# Short task
Transcribe the full listing exactly, and drop every picture.

# Data extract
-- Begin --

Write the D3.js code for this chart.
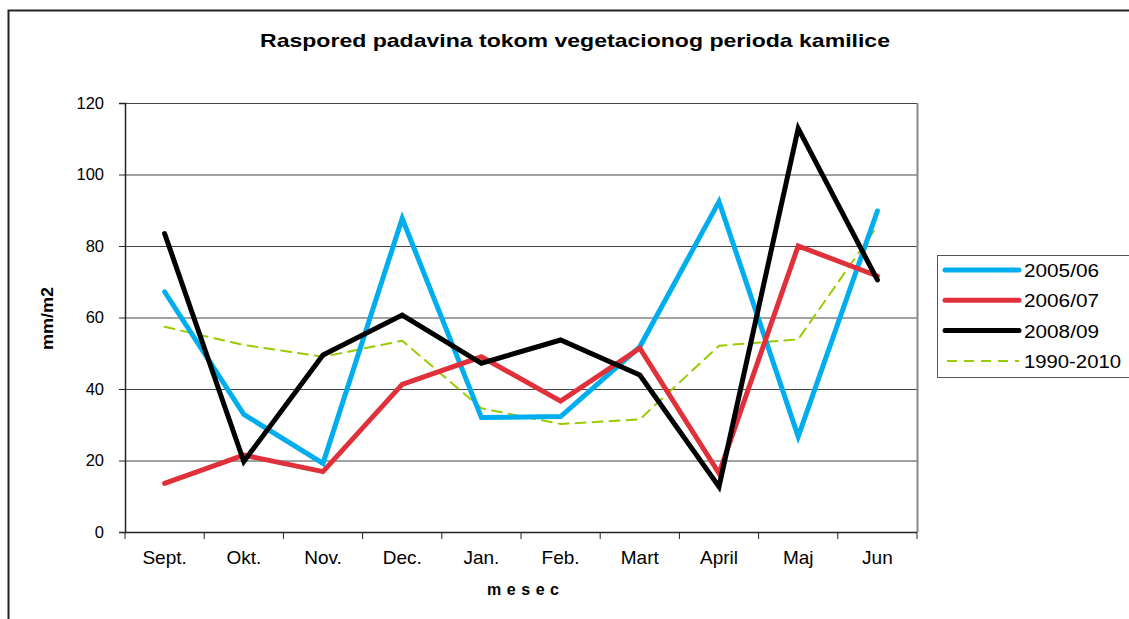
<!DOCTYPE html>
<html>
<head>
<meta charset="utf-8">
<script src="https://cdn.jsdelivr.net/npm/d3@7"></script>
<style>
  body { margin: 0; background: #fff; }
  text { font-family: "Liberation Sans", Arial, sans-serif; }
</style>
</head>
<body>
<div id="chart"></div>
<script>
// data
var months = ["Sept.", "Okt.", "Nov.", "Dec.", "Jan.", "Feb.", "Mart", "April", "Maj", "Jun"];
var seriesNames = ["2005/06", "2006/07", "2008/09", "1990-2010"];
var s2005 = [67.2, 32.9, 19.2, 87.7, 32.0, 32.3, 51.8, 92.4, 26.7, 89.8];
var s2006 = [13.6, 21.5, 16.9, 41.3, 49.0, 36.6, 51.4, 16.4, 80.0, 71.6];
var s2008 = [83.5, 19.7, 49.5, 60.7, 47.2, 53.7, 43.9, 12.7, 112.9, 70.5];
var sAvg = [57.4, 52.3, 49.0, 53.5, 34.6, 30.2, 31.5, 52.1, 53.9, 85.6];
var yTicks = [0, 20, 40, 60, 80, 100, 120];

var svgWidth = 1129;
var svgHeight = 619;

var margin = { top: 103, right: 212, bottom: 87, left: 125 };
var width = svgWidth - margin.left - margin.right;
var height = svgHeight - margin.top - margin.bottom;

var svg = d3.select("#chart").append("svg")
  .attr("width", svgWidth).attr("height", svgHeight);

// outer frame
svg.append("rect")
  .attr("x", 8.5).attr("y", 10.5)
  .attr("width", 1140).attr("height", 640)
  .attr("fill", "none").attr("stroke", "#222").attr("stroke-width", 2);

svg.append("text")
  .attr("x", 260).attr("y", 47)
  .attr("font-size", 19).attr("font-weight", "bold")
  .attr("textLength", 630).attr("lengthAdjust", "spacingAndGlyphs")
  .text("Raspored padavina tokom vegetacionog perioda kamilice");

var chartGroup = svg.append("g")
  .attr("transform", `translate(${margin.left}, ${margin.top})`);

var xScale = d3.scaleBand().domain(months).range([0, width]);
var yScale = d3.scaleLinear().domain([0, 120]).range([height, 0]);

// gridlines
chartGroup.selectAll(".grid")
  .data(yTicks.filter(d => d > 0))
  .enter().append("line")
  .attr("x1", 0).attr("x2", width)
  .attr("y1", d => yScale(d) + 0.5).attr("y2", d => yScale(d) + 0.5)
  .attr("stroke", "#444").attr("stroke-width", 1);

// right border of plot
chartGroup.append("line")
  .attr("x1", width + 0.5).attr("x2", width + 0.5)
  .attr("y1", 0).attr("y2", height)
  .attr("stroke", "#888").attr("stroke-width", 2);

// y axis
var leftAxis = d3.axisLeft(yScale).tickValues(yTicks).tickSize(6).tickPadding(15);
var yAxis = chartGroup.append("g").call(leftAxis);
yAxis.select(".domain").attr("stroke", "#222").attr("stroke-width", 1.5);
yAxis.selectAll("line").attr("stroke", "#222");
yAxis.selectAll("text").attr("font-size", 16.5).attr("fill", "#000")
  .style("font-family", "Liberation Sans, Arial, sans-serif");

// x axis with ticks on band edges
var xAxis = chartGroup.append("g").attr("transform", `translate(0, ${height})`);
xAxis.append("line")
  .attr("x1", 0).attr("x2", width)
  .attr("y1", 0.5).attr("y2", 0.5)
  .attr("stroke", "#222").attr("stroke-width", 1.5);
var edges = months.map(m => xScale(m)).concat([width]);
xAxis.selectAll(".xtick")
  .data(edges).enter().append("line")
  .attr("x1", d => d).attr("x2", d => d)
  .attr("y1", 0).attr("y2", 7)
  .attr("stroke", "#222");
xAxis.selectAll(".xlabel")
  .data(months).enter().append("text")
  .attr("x", d => xScale(d) + xScale.bandwidth() / 2)
  .attr("y", 32)
  .attr("text-anchor", "middle")
  .attr("font-size", 19)
  .text(d => d);

// axis titles
svg.append("text")
  .attr("x", 487).attr("y", 595)
  .attr("font-size", 16).attr("font-weight", "bold")
  .attr("textLength", 72).attr("lengthAdjust", "spacing")
  .text("mesec");

svg.append("text")
  .attr("transform", "translate(53, 350) rotate(-90)")
  .attr("font-size", 16).attr("font-weight", "bold")
  .attr("textLength", 63).attr("lengthAdjust", "spacingAndGlyphs")
  .text("mm/m2");

// lines
var seriesData = [s2005, s2006, s2008, sAvg];
var colors = ["#00AEEF", "#E0313B", "#000000", "#99CC00"];
var widths = [5, 5, 5, 2];
var dashes = [null, null, null, "10,7"];

var line = d3.line()
  .x((d, i) => xScale(months[i]) + xScale.bandwidth() / 2)
  .y(d => yScale(d));

// draw average first, then the years in the picture's stacking order
[3, 0, 1, 2].forEach(function(k) {
  chartGroup.append("path")
    .datum(seriesData[k])
    .attr("d", line)
    .attr("fill", "none")
    .attr("stroke", colors[k])
    .attr("stroke-width", widths[k])
    .attr("stroke-dasharray", dashes[k])
    .attr("stroke-linejoin", "miter")
    .attr("stroke-linecap", "round");
});

// legend
var legend = svg.append("g").attr("transform", "translate(937, 255)");
legend.append("rect")
  .attr("x", 0.5).attr("y", 0.5)
  .attr("width", 200).attr("height", 122)
  .attr("fill", "#fff").attr("stroke", "#555").attr("stroke-width", 1);

var items = legend.selectAll(".item")
  .data(seriesNames).enter().append("g")
  .attr("transform", (d, i) => `translate(0, ${15 + i * 30.3})`);
items.append("line")
  .attr("x1", (d, i) => i === 3 ? 10 : 8).attr("x2", 82)
  .attr("y1", 0).attr("y2", 0)
  .attr("stroke", (d, i) => colors[i])
  .attr("stroke-width", (d, i) => i === 3 ? 2 : 5)
  .attr("stroke-dasharray", (d, i) => dashes[i])
  .attr("stroke-linecap", (d, i) => i === 3 ? "butt" : "round");
items.append("text")
  .attr("x", 87).attr("y", 7)
  .attr("font-size", 18)
  .attr("textLength", (d, i) => i === 3 ? 97 : 75)
  .attr("lengthAdjust", "spacingAndGlyphs")
  .text(d => d);
</script>
</body>
</html>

-- End --

# Answer to the problem
Write the D3.js code for this chart.
<!DOCTYPE html>
<html>
<head>
<meta charset="utf-8">
<script src="https://cdn.jsdelivr.net/npm/d3@7"></script>
<style>
  body { margin: 0; background: #fff; }
  text { font-family: "Liberation Sans", Arial, sans-serif; }
</style>
</head>
<body>
<div id="chart"></div>
<script>
// data
var months = ["Sept.", "Okt.", "Nov.", "Dec.", "Jan.", "Feb.", "Mart", "April", "Maj", "Jun"];
var seriesNames = ["2005/06", "2006/07", "2008/09", "1990-2010"];
var s2005 = [67.2, 32.9, 19.2, 87.7, 32.0, 32.3, 51.8, 92.4, 26.7, 89.8];
var s2006 = [13.6, 21.5, 16.9, 41.3, 49.0, 36.6, 51.4, 16.4, 80.0, 71.6];
var s2008 = [83.5, 19.7, 49.5, 60.7, 47.2, 53.7, 43.9, 12.7, 112.9, 70.5];
var sAvg = [57.4, 52.3, 49.0, 53.5, 34.6, 30.2, 31.5, 52.1, 53.9, 85.6];
var yTicks = [0, 20, 40, 60, 80, 100, 120];

var svgWidth = 1129;
var svgHeight = 619;

var margin = { top: 103, right: 212, bottom: 87, left: 125 };
var width = svgWidth - margin.left - margin.right;
var height = svgHeight - margin.top - margin.bottom;

var svg = d3.select("#chart").append("svg")
  .attr("width", svgWidth).attr("height", svgHeight);

// outer frame
svg.append("rect")
  .attr("x", 8.5).attr("y", 10.5)
  .attr("width", 1140).attr("height", 640)
  .attr("fill", "none").attr("stroke", "#222").attr("stroke-width", 2);

svg.append("text")
  .attr("x", 260).attr("y", 47)
  .attr("font-size", 19).attr("font-weight", "bold")
  .attr("textLength", 630).attr("lengthAdjust", "spacingAndGlyphs")
  .text("Raspored padavina tokom vegetacionog perioda kamilice");

var chartGroup = svg.append("g")
  .attr("transform", `translate(${margin.left}, ${margin.top})`);

var xScale = d3.scaleBand().domain(months).range([0, width]);
var yScale = d3.scaleLinear().domain([0, 120]).range([height, 0]);

// gridlines
chartGroup.selectAll(".grid")
  .data(yTicks.filter(d => d > 0))
  .enter().append("line")
  .attr("x1", 0).attr("x2", width)
  .attr("y1", d => yScale(d) + 0.5).attr("y2", d => yScale(d) + 0.5)
  .attr("stroke", "#444").attr("stroke-width", 1);

// right border of plot
chartGroup.append("line")
  .attr("x1", width + 0.5).attr("x2", width + 0.5)
  .attr("y1", 0).attr("y2", height)
  .attr("stroke", "#888").attr("stroke-width", 2);

// y axis
var leftAxis = d3.axisLeft(yScale).tickValues(yTicks).tickSize(6).tickPadding(15);
var yAxis = chartGroup.append("g").call(leftAxis);
yAxis.select(".domain").attr("stroke", "#222").attr("stroke-width", 1.5);
yAxis.selectAll("line").attr("stroke", "#222");
yAxis.selectAll("text").attr("font-size", 16.5).attr("fill", "#000")
  .style("font-family", "Liberation Sans, Arial, sans-serif");

// x axis with ticks on band edges
var xAxis = chartGroup.append("g").attr("transform", `translate(0, ${height})`);
xAxis.append("line")
  .attr("x1", 0).attr("x2", width)
  .attr("y1", 0.5).attr("y2", 0.5)
  .attr("stroke", "#222").attr("stroke-width", 1.5);
var edges = months.map(m => xScale(m)).concat([width]);
xAxis.selectAll(".xtick")
  .data(edges).enter().append("line")
  .attr("x1", d => d).attr("x2", d => d)
  .attr("y1", 0).attr("y2", 7)
  .attr("stroke", "#222");
xAxis.selectAll(".xlabel")
  .data(months).enter().append("text")
  .attr("x", d => xScale(d) + xScale.bandwidth() / 2)
  .attr("y", 32)
  .attr("text-anchor", "middle")
  .attr("font-size", 19)
  .text(d => d);

// axis titles
svg.append("text")
  .attr("x", 487).attr("y", 595)
  .attr("font-size", 16).attr("font-weight", "bold")
  .attr("textLength", 72).attr("lengthAdjust", "spacing")
  .text("mesec");

svg.append("text")
  .attr("transform", "translate(53, 350) rotate(-90)")
  .attr("font-size", 16).attr("font-weight", "bold")
  .attr("textLength", 63).attr("lengthAdjust", "spacingAndGlyphs")
  .text("mm/m2");

// lines
var seriesData = [s2005, s2006, s2008, sAvg];
var colors = ["#00AEEF", "#E0313B", "#000000", "#99CC00"];
var widths = [5, 5, 5, 2];
var dashes = [null, null, null, "10,7"];

var line = d3.line()
  .x((d, i) => xScale(months[i]) + xScale.bandwidth() / 2)
  .y(d => yScale(d));

// draw average first, then the years in the picture's stacking order
[3, 0, 1, 2].forEach(function(k) {
  chartGroup.append("path")
    .datum(seriesData[k])
    .attr("d", line)
    .attr("fill", "none")
    .attr("stroke", colors[k])
    .attr("stroke-width", widths[k])
    .attr("stroke-dasharray", dashes[k])
    .attr("stroke-linejoin", "miter")
    .attr("stroke-linecap", "round");
});

// legend
var legend = svg.append("g").attr("transform", "translate(937, 255)");
legend.append("rect")
  .attr("x", 0.5).attr("y", 0.5)
  .attr("width", 200).attr("height", 122)
  .attr("fill", "#fff").attr("stroke", "#555").attr("stroke-width", 1);

var items = legend.selectAll(".item")
  .data(seriesNames).enter().append("g")
  .attr("transform", (d, i) => `translate(0, ${15 + i * 30.3})`);
items.append("line")
  .attr("x1", (d, i) => i === 3 ? 10 : 8).attr("x2", 82)
  .attr("y1", 0).attr("y2", 0)
  .attr("stroke", (d, i) => colors[i])
  .attr("stroke-width", (d, i) => i === 3 ? 2 : 5)
  .attr("stroke-dasharray", (d, i) => dashes[i])
  .attr("stroke-linecap", (d, i) => i === 3 ? "butt" : "round");
items.append("text")
  .attr("x", 87).attr("y", 7)
  .attr("font-size", 18)
  .attr("textLength", (d, i) => i === 3 ? 97 : 75)
  .attr("lengthAdjust", "spacingAndGlyphs")
  .text(d => d);
</script>
</body>
</html>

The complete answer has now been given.